Soviet Jews' liberation was final stage of world Jewry's reorientation.
By JERUSALEM POST STAFF
2007 marks 40 years since the launch of the movement to free Soviet Jewry, one of the defining developments in the Jewish world in the second half of the 20th century. In its honor, the US Senate will vote this week on a resolution commemorating the movement's founding following the Six Day War.
"Forty years ago, in the depths of the Cold War, Americans from all walks of life came together to stand in solidarity with Soviet Jewry during its darkest hour," Sen. Joe Lieberman (Ind.-Connecticut), who co-authored the bill with Republican Sen. Arlen Specter of Pennsylvania, said this week. "Organizations like the National Council of Soviet Jewry gave voice to the voiceless millions of people trapped behind the Iron Curtain."
The movement's success, the liberation of Soviet Jews from totalitarian communism, was the final stage of a dramatic reorientation of world Jewry. The exit of an estimated million and a half Jews, two-thirds to Israel and the rest mainly to North America, marks the most recent major exodus of Jews from Europe. In its wake, a Europe that began the 20th century as home to 85 percent-90% of the world's Jews finds itself at the start of this century with only some 15% of a much-reduced world Jewish population. Jews represent a perhaps unique victim of the ideological upheavals of Europe in the 20th century, becoming the only European people that has in effectively relocated en masse out of that continent.
This century-long process, from the flight from Czarist oppression in the late 1800s to the "opening of the gates" for Soviet Jewry in the early 1990s, has both solved and created enormous challenges for modern Jewish security and cultural continuity. Three important lessons can be drawn from this unique experience.

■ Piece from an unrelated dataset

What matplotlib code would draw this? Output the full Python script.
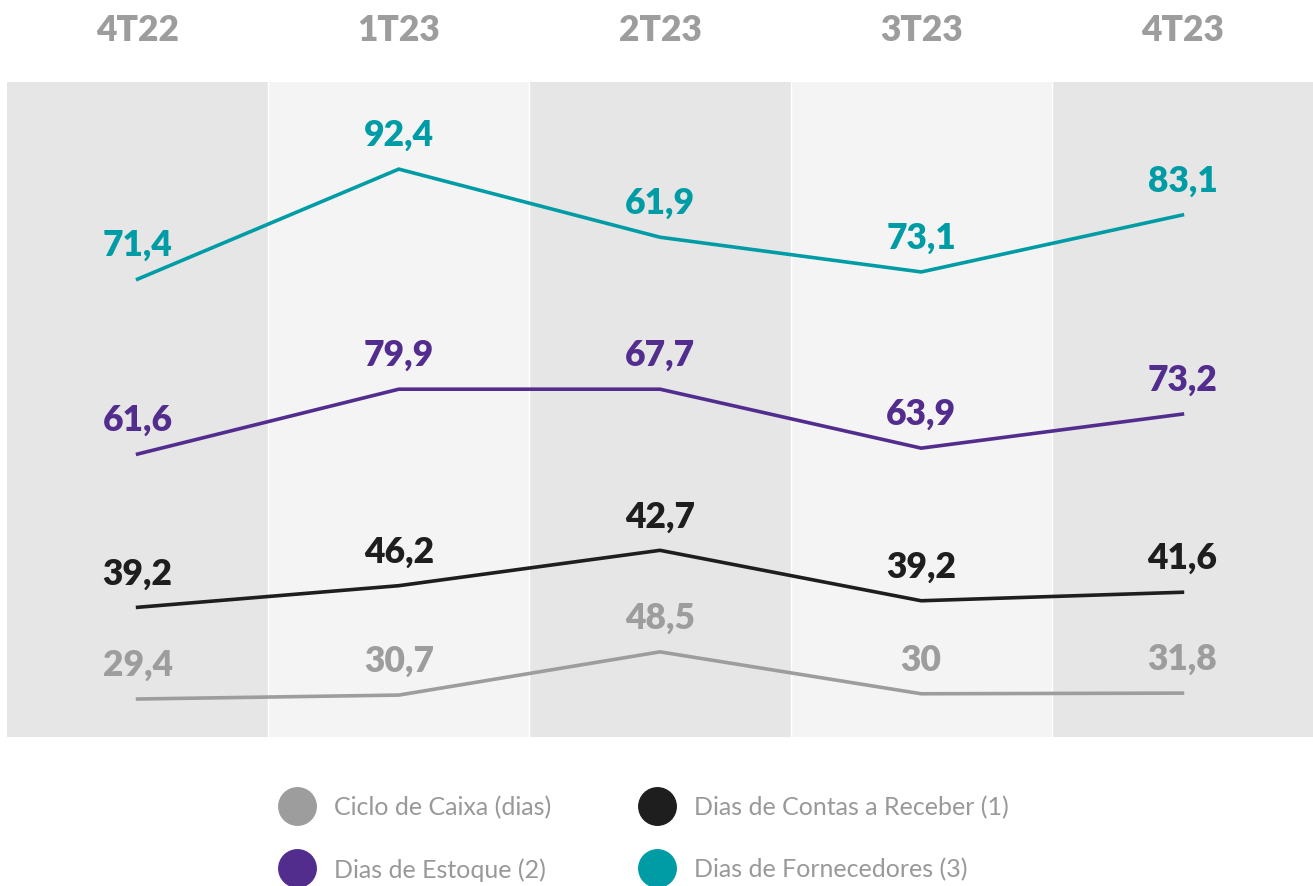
import matplotlib.pyplot as plt
from matplotlib.lines import Line2D

# Trimestres
trimestres = ["4T22", "1T23", "2T23", "3T23", "4T23"]

# Rotulos (valores em dias) de cada serie
ciclo_caixa = ["29,4", "30,7", "48,5", "30", "31,8"]
contas_receber = ["39,2", "46,2", "42,7", "39,2", "41,6"]
estoque = ["61,6", "79,9", "67,7", "63,9", "73,2"]
fornecedores = ["71,4", "92,4", "61,9", "73,1", "83,1"]

# Altura de cada linha (escala 0-100 do painel)
nivel_ciclo = [5.8, 6.4, 13.0, 6.6, 6.7]
nivel_contas = [19.8, 23.1, 28.5, 20.8, 22.1]
nivel_estoque = [43.2, 53.1, 53.1, 44.1, 49.3]
nivel_fornec = [69.9, 86.7, 76.3, 71.0, 79.7]

nomes = ["Ciclo de Caixa (dias)", "Dias de Contas a Receber (1)",
         "Dias de Estoque (2)", "Dias de Fornecedores (3)"]
cores = ["#9d9d9d", "#1e1e1e", "#532d8e", "#009ca6"]

plt.rcParams['font.family'] = ['Lato', 'DejaVu Sans']

fig = plt.figure(figsize=(13.13, 8.87), dpi=100)
ax = fig.add_axes([7 / 1313, 1 - 738 / 887, 1306 / 1313, 655 / 887])

x = list(range(len(trimestres)))
for i in x:
    cor = "#e6e6e6" if i % 2 == 0 else "#f4f4f4"
    ax.axvspan(i - 0.5, i + 0.5, color=cor, lw=0, zorder=0)
    if i > 0:
        ax.axvline(i - 0.5, color="white", lw=1, zorder=1)

series = [(nivel_ciclo, ciclo_caixa), (nivel_contas, contas_receber),
          (nivel_estoque, estoque), (nivel_fornec, fornecedores)]
for (niveis, rotulos), cor in zip(series, cores):
    ax.plot(x, niveis, color=cor, lw=2.6, zorder=3, solid_joinstyle="miter")
    for xi, yi, r in zip(x, niveis, rotulos):
        ax.annotate(r, (xi, yi), xytext=(0, 13), textcoords="offset points",
                    ha="center", va="bottom", color=cor, fontsize=25.5,
                    fontweight="heavy", zorder=4)

ax.set_xlim(-0.5, 4.5)
ax.set_ylim(0, 100)
ax.xaxis.tick_top()
ax.set_xticks(x)
ax.set_xticklabels(trimestres, fontsize=25.5, fontweight="heavy", color="#9d9d9d")
ax.tick_params(axis="x", length=0, pad=26)
ax.set_yticks([])
for s in ax.spines.values():
    s.set_visible(False)

handles = [Line2D([], [], ls="none", marker="o", markersize=27,
                  markerfacecolor=c, markeredgecolor=c) for c in cores]
# ordem por coluna: (Ciclo, Estoque) e (Contas, Fornecedores)
ordem = [0, 2, 1, 3]
leg = fig.legend([handles[i] for i in ordem], [nomes[i] for i in ordem],
                 ncol=2, loc="upper left", bbox_to_anchor=(282 / 1313, 1 - 796 / 887),
                 frameon=False, handletextpad=0.9, columnspacing=3.6,
                 labelspacing=1.55, borderpad=0, borderaxespad=0, handlelength=1.2,
                 prop={"family": ["Lato", "DejaVu Sans"], "weight": "normal", "size": 18})
for t in leg.get_texts():
    t.set_color("#999999")

fig.savefig("out.png", dpi=100, facecolor="white")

Looking back on the beginning of the Soviet Jewry movement in the US, one is struck by its improbability. At the time, the Soviet Union - a nuclear power run by a highly organized and ruthless regime that led the world in technological progress in numerous areas - constituted an existential threat to a politically polarized America mired in Vietnam. Hindsight cannot capture what must have seemed an immensely lofty goal. How likely was it that such a regime could be successfully opposed by foreign representatives of an oppressed minority that was barely a generation removed from the Holocaust? This is the political message of that movement.
Challenges today facing the Jewish people may seem equally daunting: reaching a modus vivendi with the Palestinians; dealing with Mahmoud Ahmadinejad's fundamentalist Iran; developing a shared cultural language between the disparate communities of the Jewish world. One of the deep lessons of the Soviet Jewry movement is simply this: We need not be overwhelmed.
The second important lesson concerns the power of Jewish peoplehood, particularly when post-Zionist voices in Israel claim an "Israeli peoplehood" separate from the Jewish one and some American social activists see in tikkun olam an ideal divorced from Jews' responsibility toward one another. The impossible task of resisting Soviet power was taken up with zeal by a wealthy and comfortable community of Jews on the other side of the world. Indeed, it became the galvanizing agenda that formed a generation of Diaspora Jewish leaders committed to carrying out the final liberation of the Jews from the last bastion of European repression. Today, American Jewry is unimaginable without the generation of activists that now fills central leadership roles.
Third, the Soviet Jewry movement marked the end of a process that saw the complete restructuring of the Jewish world's demographics. For 2000 years, Jews were spread out in communities across many linguistic, ethnic and racial divides. But during the 20th century, world Jewry became overwhelmingly concentrated in just two - wholly different - Jewish cultures, one in the United States and the other in Israel. This created the deepest challenge of peoplehood in the 21st century.
While the success of the Soviet Jewry movement teaches us the potential embedded in the concern of Jews for their brethren, the dichotomies between American and Israeli Jewry have created a nearly bipolar Jewish world whose centers of gravity are steadily drifting apart.
The new Jewish world demands a generation of leaders that can find a shared transnational Jewish culture, a common ground not just of activism, but of culture and language, that will allow a united Jewish world to meet the challenges of the 21st century with the same success that it met those of the 20th.